Hurricane-force winds extend out 30 miles from the storm’s center with tropical-storm-force winds extending out 105 miles. The current forecast has the center of the storm parked off Florida’s coast still as a Category 4 hurricane with 130 mph winds near Brevard County by Tuesday morning. It is then projected to head more north skirting Florida’s coast and diminish speed, but still a dangerous Category 3 level hurricane with 125 mph winds by Wednesday morning near St.

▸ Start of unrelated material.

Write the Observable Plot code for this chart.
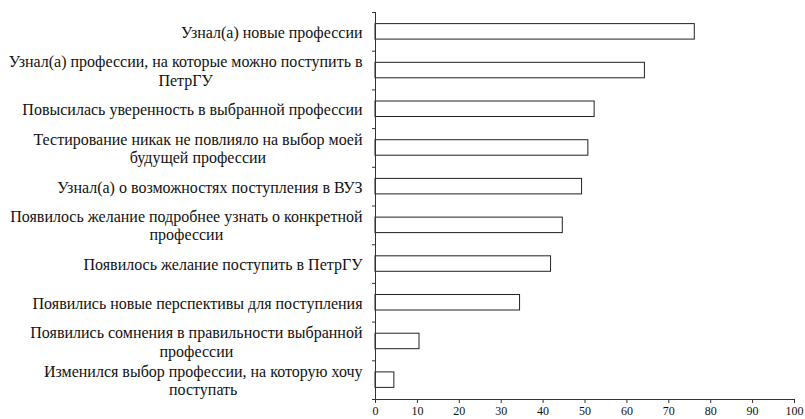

Augustine.
The state will begin to feel tropical-storm-force winds, though, as early as midday Sunday with Orlando projected to feel those winds by Sunday night.
“Life-threatening storm surge and devastating hurricane-force winds are still possible along portions of the Florida east coast by the early to middle part of next week, but since Dorian is forecast to slow down and turn northward near the coast, it is too soon to determine when or where the highest surge and winds will occur,” the hurricane center’s website said.
“Floridians need to be prepared,” Florida Governor Ron DeSantis said in the Sentinel report. “The bad news of the storm going slower is that that could potentially have some negative impacts once it reaches landfall, but you do have time before it reaches to prepare if you have not done so.”
“Gas already became a premium with people filling up their cars and containers to refill generators — GasBuddy said 40 percent of Central Florida stations were without fuel,” the Sentinel reported. “DeSantis said the state was waiving weight restrictions and giving fuel tankers a police escort to resupply stations.”
The hurricane center said coastal areas in southeast Florida could get from six to 18 inches of rain.